I was flying to New York when, due to my impressive collection of miles and my penchant for sassy suits, I got an upgrade that changed my life. I’d just sat down, thankful for a comfortable seat away from the hussle and bustle of Economy and was leafing through the in-flight entertainment brochure, trying to figure out how to squeeze three movies and a few episodes of Little Britain in under six hours, when he apologized to get through to his window seat.
– “Oh my goodness! Santa is real after all!” I exclaimed.
– “I was hoping I look slightly younger than that, but I’m obviously mistaken” he replied, fastening his seat-belt. Delivered deadpan in that posh accent that drives me wild.
– “No, no, Your Majesty, you are quite handsome and that Logue has done a spectacular job; not even a hint of a stutter!” I continued, undaunted, using my fringe as camouflage while trying to apply lipstick without being noticed by my interlocutor. Risky business.
– “You’re too kkkkkind“. A hint of a smile.
– “Nnnnnnot attt all” God how lame! Change of course, quick! I shake the hair out, smile broadly, wink – irresistible. And such a sense of humour!
– “Pleased to meet you Bozo, I’m Colin” he stretches his hand out while nodding in the general direction of my chin…
Now my entire face is the exact same hue as my lipstick. I grab a tissue and rub away. The appropriate retort eludes me. I’m sweating, I’m losing it; Lionel Logue himself could not have got me to utter my name. I shut my eyes, take a long deep breath, following his methods.

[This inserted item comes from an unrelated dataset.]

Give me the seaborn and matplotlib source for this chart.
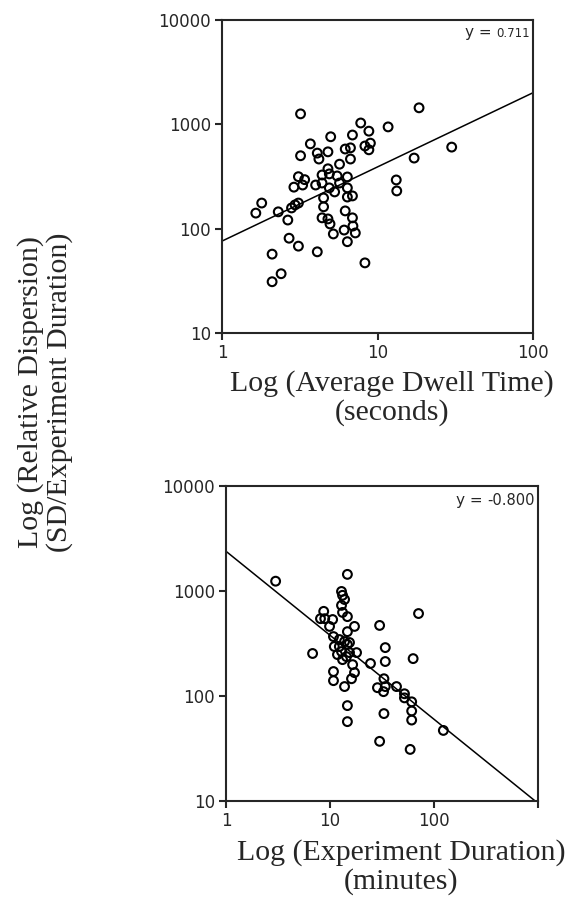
import numpy as np, pandas as pd, matplotlib
matplotlib.use("Agg"); import matplotlib.pyplot as plt
import seaborn as sns; sns.set_style("ticks")
plt.rcParams["font.family"] = ["DejaVu Sans"]

# ---- top panel: dwell time (s) vs relative dispersion ----
dwell_s = [3.2, 7.8, 5.0, 6.9, 8.8, 3.7, 3.2, 4.1, 4.2, 4.8, 6.2, 6.7, 8.3, 9.0, 8.8, 6.7, 5.7, 4.8,
           18.5, 30, 17.2, 11.7, 3.1, 3.4, 2.9, 3.3, 4.4, 4.9, 5.5, 6.4, 4.0, 4.4, 4.9, 5.3, 5.7, 6.4,
           6.4, 6.9, 13.2, 13.3, 1.8, 1.65, 2.3, 2.8, 2.95, 3.1, 2.65, 4.5, 4.5, 4.4, 4.8, 4.95, 5.2,
           6.2, 6.9, 6.95, 7.2, 6.1, 6.4, 2.7, 3.1, 4.1, 2.1, 8.3, 2.4, 2.1]
disp_top = [1260, 1030, 760, 790, 860, 650, 500, 530, 465, 545, 580, 595, 620, 660, 570, 465, 415, 375,
            1440, 605, 475, 945, 315, 295, 250, 262, 327, 335, 320, 313, 262, 274, 246, 225, 274, 246,
            201, 206, 293, 230, 176, 141, 145, 158, 169, 176, 121, 197, 162, 127, 124, 111, 89,
            148, 127, 106, 91, 97, 75, 81, 68, 60, 57, 47, 37, 31]
slope_top, icpt_top = 0.711, 76

# ---- bottom panel: experiment duration (min) vs relative dispersion ----
dur_min = [3.0, 14.7, 12.9, 13.2, 13.8, 12.9, 13.2, 14.7, 8.7, 8.1, 8.9, 10.6, 9.9, 17.2, 14.7, 10.8,
           12.3, 13.8, 15.4, 11.0, 12.3, 14.7, 12.9, 15.4, 18.0, 11.8, 14.4, 13.2, 16.5, 17.2, 16.1,
           10.8, 10.8, 13.8, 14.7, 14.7, 6.8, 30, 71, 34, 34, 63, 24.5, 33, 28.6, 34, 32.7, 43.6,
           52, 52, 61, 61, 61, 33, 123, 30, 59]
disp_bot = [1240, 1440, 990, 910, 830, 730, 625, 570, 640, 545, 545, 535, 460, 460, 410, 368,
            345, 330, 323, 296, 296, 309, 265, 259, 259, 248, 237, 222, 199, 167, 146,
            171, 140, 123, 81, 57, 254, 470, 610, 289, 213, 227, 204, 146, 120, 123, 110, 123,
            105, 96, 88, 72, 59, 68, 47, 37, 31]
slope_bot, icpt_bot = -0.800, 2390

fig = plt.figure(figsize=(5.78, 9.15), dpi=100)
ax1 = fig.add_axes([222/578, 1-333/915, 311/578, 313/915])
ax2 = fig.add_axes([226/578, 1-801/915, 312/578, 315/915])

def panel(ax, x, y, slope, icpt, xmax, xticks, xlabels, num, numsize):
    sns.scatterplot(x=x, y=y, ax=ax, marker="o", s=40, facecolor="none",
                    edgecolor="black", linewidth=1.5, legend=False)
    xl = np.logspace(0, np.log10(xmax), 60)
    sns.lineplot(x=xl, y=icpt * xl**slope, ax=ax, color="black", lw=1.1)
    ax.set_xscale("log"); ax.set_yscale("log")
    ax.set_xlim(1, xmax); ax.set_ylim(10, 10000)
    ax.set_xticks(xticks); ax.set_xticklabels(xlabels)
    ax.set_yticks([10, 100, 1000, 10000]); ax.set_yticklabels(["10", "100", "1000", "10000"])
    ax.minorticks_off()
    ax.tick_params(direction="out", length=5, width=1.5, labelsize=12, pad=3)
    for s in ax.spines.values():
        s.set_linewidth(1.5)
    t = ax.text(0.99, 0.978, num, transform=ax.transAxes, ha="right", va="top", fontsize=numsize)
    ax.annotate("y = ", xy=(0, 0), xycoords=t, ha="right", va="bottom", fontsize=11)
    ax.set_xlabel(""); ax.set_ylabel("")

panel(ax1, dwell_s, disp_top, slope_top, icpt_top, 100, [1, 10, 100], ["1", "10", "100"], "0.711", 8.5)
panel(ax2, dur_min, disp_bot, slope_bot, icpt_bot, 1000, [1, 10, 100, 1000], ["1", "10", "100", ""], "-0.800", 10.5)

serif = ["Liberation Serif", "DejaVu Serif"]
fig.text(392/578, 1-398/915, "Log (Average Dwell Time)\n(seconds)", ha="center", va="center",
         fontsize=21.5, family=serif, linespacing=1.08)
fig.text(401/578, 1-867/915, "Log (Experiment Duration)\n(minutes)", ha="center", va="center",
         fontsize=21.5, family=serif, linespacing=1.08)
fig.text(45/578, 1-392/915, "Log (Relative Dispersion)\n(SD/Experiment Duration)", ha="center",
         va="center", rotation=90, fontsize=21.5, family=serif, linespacing=1.08)

fig.savefig("out.png", dpi=100)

Cut. Back to my bed. I’ve just woken and am still trying to hold on to the image of a smiling Colin, slowly but steadily dissolving into the spring daylight. Oh Colin! A film and a dream to match – thank you!
Marinella sings “Pes pos m’antamoses” (Pretend you met me one night in a dream, pretend you forgot me when morning came…) by Yiannis Spanos & Lefteris Papadopoulos.